Senior journalist Siddharth Bhatia, who does not normally write on banking or business, was moved to writing a column in The Economic Times about how a simple change in address by a couple, turned traumatic because of thoughtless know your customer (KYC) rules specified by RBI. The rule-makers have failed to apply simple logic to their requirements; that regular KYC documents such as an Aadhaar card, passport, driving licence, etc, are redundant as address proof when you move into a new rented flat. The couple submitted a bulky, duly registered and self-attested rent agreement. After much humming and hawing, the husband’s account became operational. The wife’s account was in a limbo.
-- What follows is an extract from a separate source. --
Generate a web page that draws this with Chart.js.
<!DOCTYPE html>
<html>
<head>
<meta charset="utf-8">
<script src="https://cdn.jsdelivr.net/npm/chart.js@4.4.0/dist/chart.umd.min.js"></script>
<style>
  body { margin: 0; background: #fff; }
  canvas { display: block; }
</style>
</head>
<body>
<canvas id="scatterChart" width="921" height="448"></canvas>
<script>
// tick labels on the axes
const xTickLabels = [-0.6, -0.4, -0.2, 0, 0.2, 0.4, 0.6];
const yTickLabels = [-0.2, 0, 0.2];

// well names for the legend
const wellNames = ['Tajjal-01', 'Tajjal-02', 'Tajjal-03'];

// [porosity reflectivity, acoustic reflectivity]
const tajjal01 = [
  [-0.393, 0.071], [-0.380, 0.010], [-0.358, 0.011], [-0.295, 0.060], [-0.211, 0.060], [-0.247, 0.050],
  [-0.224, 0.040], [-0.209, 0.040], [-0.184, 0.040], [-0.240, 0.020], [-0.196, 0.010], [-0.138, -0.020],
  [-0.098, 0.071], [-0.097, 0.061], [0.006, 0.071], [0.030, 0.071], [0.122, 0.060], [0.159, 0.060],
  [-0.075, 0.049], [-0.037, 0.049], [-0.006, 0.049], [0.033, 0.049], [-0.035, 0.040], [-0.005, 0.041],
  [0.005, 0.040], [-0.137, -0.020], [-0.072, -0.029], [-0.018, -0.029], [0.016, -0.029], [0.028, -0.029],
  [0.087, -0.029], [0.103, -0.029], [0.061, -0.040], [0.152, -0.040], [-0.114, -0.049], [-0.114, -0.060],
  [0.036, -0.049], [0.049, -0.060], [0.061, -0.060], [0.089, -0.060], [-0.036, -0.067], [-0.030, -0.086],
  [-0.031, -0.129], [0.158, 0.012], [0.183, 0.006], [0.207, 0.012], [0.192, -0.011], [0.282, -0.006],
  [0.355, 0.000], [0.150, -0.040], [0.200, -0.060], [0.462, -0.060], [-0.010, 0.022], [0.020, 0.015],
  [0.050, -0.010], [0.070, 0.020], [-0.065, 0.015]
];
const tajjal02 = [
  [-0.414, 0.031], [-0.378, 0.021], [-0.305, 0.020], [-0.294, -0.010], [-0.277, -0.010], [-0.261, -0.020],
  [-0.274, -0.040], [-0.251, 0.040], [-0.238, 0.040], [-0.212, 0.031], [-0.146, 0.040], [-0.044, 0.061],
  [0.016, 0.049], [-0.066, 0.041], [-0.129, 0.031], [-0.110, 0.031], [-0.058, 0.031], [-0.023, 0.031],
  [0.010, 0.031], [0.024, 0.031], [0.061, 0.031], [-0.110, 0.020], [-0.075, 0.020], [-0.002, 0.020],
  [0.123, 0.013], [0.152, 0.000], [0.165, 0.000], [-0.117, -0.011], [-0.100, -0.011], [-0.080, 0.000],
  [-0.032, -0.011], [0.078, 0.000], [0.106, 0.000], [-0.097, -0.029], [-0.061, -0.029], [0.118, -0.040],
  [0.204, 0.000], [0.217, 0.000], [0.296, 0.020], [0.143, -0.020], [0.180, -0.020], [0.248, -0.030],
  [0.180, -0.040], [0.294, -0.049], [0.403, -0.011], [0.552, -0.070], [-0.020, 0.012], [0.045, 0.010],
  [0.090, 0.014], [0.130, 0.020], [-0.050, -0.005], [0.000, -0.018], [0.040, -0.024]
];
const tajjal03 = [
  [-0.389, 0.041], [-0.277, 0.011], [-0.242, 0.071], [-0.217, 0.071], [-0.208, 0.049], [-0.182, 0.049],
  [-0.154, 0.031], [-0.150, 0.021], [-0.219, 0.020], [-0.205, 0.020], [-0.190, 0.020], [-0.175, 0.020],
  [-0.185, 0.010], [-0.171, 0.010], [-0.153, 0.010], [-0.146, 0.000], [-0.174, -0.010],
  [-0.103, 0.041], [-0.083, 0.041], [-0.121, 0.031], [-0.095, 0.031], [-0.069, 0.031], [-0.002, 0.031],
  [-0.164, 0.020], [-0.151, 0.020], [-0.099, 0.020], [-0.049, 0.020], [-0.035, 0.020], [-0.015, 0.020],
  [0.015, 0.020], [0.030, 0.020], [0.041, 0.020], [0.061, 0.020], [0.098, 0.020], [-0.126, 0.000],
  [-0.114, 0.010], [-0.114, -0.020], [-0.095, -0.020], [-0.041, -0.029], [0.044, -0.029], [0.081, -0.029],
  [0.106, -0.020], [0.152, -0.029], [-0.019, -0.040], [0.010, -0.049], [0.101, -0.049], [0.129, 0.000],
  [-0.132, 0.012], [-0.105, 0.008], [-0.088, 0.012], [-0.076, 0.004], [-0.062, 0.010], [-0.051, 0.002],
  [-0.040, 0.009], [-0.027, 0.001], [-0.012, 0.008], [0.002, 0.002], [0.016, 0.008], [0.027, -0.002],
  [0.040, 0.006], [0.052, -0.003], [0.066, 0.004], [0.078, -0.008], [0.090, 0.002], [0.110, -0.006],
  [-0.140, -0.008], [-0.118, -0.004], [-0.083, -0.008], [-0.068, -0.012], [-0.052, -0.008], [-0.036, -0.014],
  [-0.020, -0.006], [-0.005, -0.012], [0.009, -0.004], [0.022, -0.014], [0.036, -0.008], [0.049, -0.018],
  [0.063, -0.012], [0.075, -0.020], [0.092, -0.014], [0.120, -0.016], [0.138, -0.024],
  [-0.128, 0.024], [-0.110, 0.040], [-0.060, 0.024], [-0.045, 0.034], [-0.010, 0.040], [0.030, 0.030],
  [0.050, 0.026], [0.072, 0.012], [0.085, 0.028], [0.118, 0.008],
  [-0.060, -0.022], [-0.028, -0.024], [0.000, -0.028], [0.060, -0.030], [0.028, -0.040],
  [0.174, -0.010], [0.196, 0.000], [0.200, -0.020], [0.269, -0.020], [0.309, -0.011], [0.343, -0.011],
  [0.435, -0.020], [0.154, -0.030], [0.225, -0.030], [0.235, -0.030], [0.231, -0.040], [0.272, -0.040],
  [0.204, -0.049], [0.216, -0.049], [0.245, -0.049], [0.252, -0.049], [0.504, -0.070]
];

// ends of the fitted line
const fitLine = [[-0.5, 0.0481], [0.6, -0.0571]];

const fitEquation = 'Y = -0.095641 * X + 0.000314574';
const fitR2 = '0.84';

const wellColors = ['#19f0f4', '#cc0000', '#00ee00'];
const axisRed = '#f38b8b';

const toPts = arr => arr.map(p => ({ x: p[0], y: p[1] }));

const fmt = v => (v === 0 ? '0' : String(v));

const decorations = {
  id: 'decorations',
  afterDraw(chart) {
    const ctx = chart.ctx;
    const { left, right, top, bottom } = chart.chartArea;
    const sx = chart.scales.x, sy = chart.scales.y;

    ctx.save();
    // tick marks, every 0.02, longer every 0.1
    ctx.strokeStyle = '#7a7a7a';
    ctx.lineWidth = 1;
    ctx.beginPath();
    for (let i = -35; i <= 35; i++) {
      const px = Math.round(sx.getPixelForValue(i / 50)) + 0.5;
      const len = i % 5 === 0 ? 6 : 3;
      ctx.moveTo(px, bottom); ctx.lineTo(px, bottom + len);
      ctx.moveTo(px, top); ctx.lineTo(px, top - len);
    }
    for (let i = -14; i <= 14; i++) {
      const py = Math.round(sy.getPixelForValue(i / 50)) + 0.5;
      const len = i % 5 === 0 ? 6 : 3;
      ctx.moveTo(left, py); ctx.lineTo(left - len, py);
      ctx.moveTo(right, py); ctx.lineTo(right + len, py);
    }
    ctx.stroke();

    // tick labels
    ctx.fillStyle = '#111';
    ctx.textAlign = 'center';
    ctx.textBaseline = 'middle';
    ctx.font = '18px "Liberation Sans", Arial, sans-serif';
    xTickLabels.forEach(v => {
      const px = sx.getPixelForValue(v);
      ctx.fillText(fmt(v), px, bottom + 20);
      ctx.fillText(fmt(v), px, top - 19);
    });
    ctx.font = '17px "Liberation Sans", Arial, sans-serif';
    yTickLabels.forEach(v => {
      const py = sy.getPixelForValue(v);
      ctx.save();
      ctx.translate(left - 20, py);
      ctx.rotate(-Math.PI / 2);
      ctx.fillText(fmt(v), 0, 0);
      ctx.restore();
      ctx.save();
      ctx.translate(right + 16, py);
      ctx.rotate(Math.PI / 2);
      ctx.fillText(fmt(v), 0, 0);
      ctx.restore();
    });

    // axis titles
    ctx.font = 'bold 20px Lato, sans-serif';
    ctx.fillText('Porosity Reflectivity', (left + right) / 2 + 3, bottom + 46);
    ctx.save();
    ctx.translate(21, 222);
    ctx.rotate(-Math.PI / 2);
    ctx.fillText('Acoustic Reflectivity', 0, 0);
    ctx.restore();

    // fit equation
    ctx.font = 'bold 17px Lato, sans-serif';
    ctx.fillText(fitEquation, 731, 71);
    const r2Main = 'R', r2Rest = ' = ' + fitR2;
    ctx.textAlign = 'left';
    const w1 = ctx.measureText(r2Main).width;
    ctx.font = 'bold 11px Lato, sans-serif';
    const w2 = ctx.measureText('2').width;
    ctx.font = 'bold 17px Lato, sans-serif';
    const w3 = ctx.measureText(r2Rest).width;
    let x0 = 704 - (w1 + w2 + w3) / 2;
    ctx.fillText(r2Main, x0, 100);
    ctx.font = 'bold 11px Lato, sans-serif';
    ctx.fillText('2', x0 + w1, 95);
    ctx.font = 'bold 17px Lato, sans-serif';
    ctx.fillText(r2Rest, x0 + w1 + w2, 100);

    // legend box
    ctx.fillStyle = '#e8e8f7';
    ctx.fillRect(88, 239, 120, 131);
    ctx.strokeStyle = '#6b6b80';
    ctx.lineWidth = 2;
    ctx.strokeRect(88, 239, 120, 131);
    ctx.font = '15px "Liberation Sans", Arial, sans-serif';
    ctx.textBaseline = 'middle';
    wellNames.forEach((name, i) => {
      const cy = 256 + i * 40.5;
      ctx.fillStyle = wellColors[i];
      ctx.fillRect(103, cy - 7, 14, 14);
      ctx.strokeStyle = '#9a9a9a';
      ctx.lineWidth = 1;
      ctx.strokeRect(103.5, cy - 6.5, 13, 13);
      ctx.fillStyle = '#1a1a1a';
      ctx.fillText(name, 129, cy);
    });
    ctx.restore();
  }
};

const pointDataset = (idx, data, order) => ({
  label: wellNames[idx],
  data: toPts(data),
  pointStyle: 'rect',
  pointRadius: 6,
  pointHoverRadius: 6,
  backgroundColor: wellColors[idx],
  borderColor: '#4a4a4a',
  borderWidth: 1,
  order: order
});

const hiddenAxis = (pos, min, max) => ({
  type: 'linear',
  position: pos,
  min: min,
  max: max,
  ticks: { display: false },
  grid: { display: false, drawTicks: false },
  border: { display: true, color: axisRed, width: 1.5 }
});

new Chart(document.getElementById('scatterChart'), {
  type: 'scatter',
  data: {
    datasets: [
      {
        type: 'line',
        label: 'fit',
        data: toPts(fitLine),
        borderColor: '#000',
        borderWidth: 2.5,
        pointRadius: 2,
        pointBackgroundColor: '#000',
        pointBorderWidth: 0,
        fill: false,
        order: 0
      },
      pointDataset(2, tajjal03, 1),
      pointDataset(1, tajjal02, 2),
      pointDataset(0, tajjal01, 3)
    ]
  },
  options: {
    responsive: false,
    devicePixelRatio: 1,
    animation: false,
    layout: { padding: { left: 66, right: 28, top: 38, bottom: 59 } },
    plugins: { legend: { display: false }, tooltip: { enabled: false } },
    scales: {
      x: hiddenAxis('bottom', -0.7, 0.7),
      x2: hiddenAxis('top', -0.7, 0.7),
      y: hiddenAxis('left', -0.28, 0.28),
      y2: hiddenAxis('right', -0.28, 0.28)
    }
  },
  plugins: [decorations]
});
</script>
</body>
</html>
On enquiry, the couple discovered that archaic ‘RBI rules’ apparently required her marriage certificate to be submitted, although she, a working woman, was a signatory to the rent agreement and had a job and the bank account for 13 years. 
 
The bank was adamant that the change of address would not be affected without the marriage certificate. If only RBI had such iron-clad rules to prevent loans leeching into the personal coffers of our industrialists! Also, is this how the government plans to make it easier to rent property, or is it that one arm of government has no clue about the red tape created by another? A third point that Mr Bhatia makes in his article is how the bank, which was adamant about KYC documents, didn’t miss an opportunity to hustle the couple for an insurance policy. Isn’t it safe to bet that mis-selling of insurance to earn commission income remains rampant long after RBI drafted a consumer charter? 
 
On the same day, Shailesh Gandhi, former central information commissioner, told us that he visited HDFC Bank in response to a letter to update his KYC, although he had no change to report—it was mandated by ‘RBI rules’. He had carried his Aadhaar card as an identity proof, which the bank tried to validate on its machine, but it simply would not recognise his thumbprint, despite repeated efforts. Since Mr Gandhi had multiple identification proofs, it did not matter. What was significant, though, is that the HDFC Bank official told him that the failure to validate thumbprints was fairly routine! He proudly informed Mr Gandhi, that the machine fortunately recognised his own fingerprints. 
 
When you consider that Aadhaar is virtually the only identity proof for JanDhan accounts, we wonder when we will start to hear more stories about validation problems. What about all other government benefits and services where Aadhaar has been mandated? Does anyone bother to validate the Aadhaar number? How well is online authentication with the Unique Identity Authority of India (UIDAI) working?  Nobody really knows. 
 
A third case is that of Captain Ashok Malkani, trustee of vCitizens Action Network. A ‘Diamond’ customer of Bank of India with an account for 40 years, he is being given the run-around since February on account of its ATM that not only failed to dispense money, but debited his account twice (Rs15,000x2) since he made two attempts at withdrawal. The Bank claims that the money has actually gone out of its accounts, but won’t produce the videotapes that would show that it was dispensed to Captain Malkani by the ATM. ‘RBI rules’ require a bank to reimburse a customer within 12 days when his account is wrongly debited, or pay a fine of Rs100 per day. But what happens when the bank falsely claims that the money has been debited from its books and won’t produce any evidence? Are there no consequences for Bank of India for treating a customer so shabbily? 
 
Captain Malkani’s case is especially shocking because he is connected with two well-known consumer activists. Even the Mumbai Grahak Panchayat has similar complaints about public sector banks refusing claims of faulty ATMs that fail to dispense cash after debiting customer accounts. Forget about fair treatment or compensation to consumers, the bank is not even under pressure to provide proof. Readers may recall a recent column where SS Mundra, RBI’s deputy governor, had talked about issuing regulatory directions to limit customer liability for electronic banking transactions and credit card fraud. Mr Mundra pointed out that its survey of 4,000 bank ATMs across the country revealed that 1/3rd of them were not working at that point of time. How many of these ATMs that work are harassing customers by failing to dispense cash? What does RBI plan to do about them?
 
While RBI refuses to act even under the leadership of a ‘rockstar’ governor, banks are complacent and continue to hike charges for consumer services without worry. Meanwhile, RBI’s foot-dragging over licensing new banks ensures that customers have no real option even if they want to vote with their feet and switch to another bank.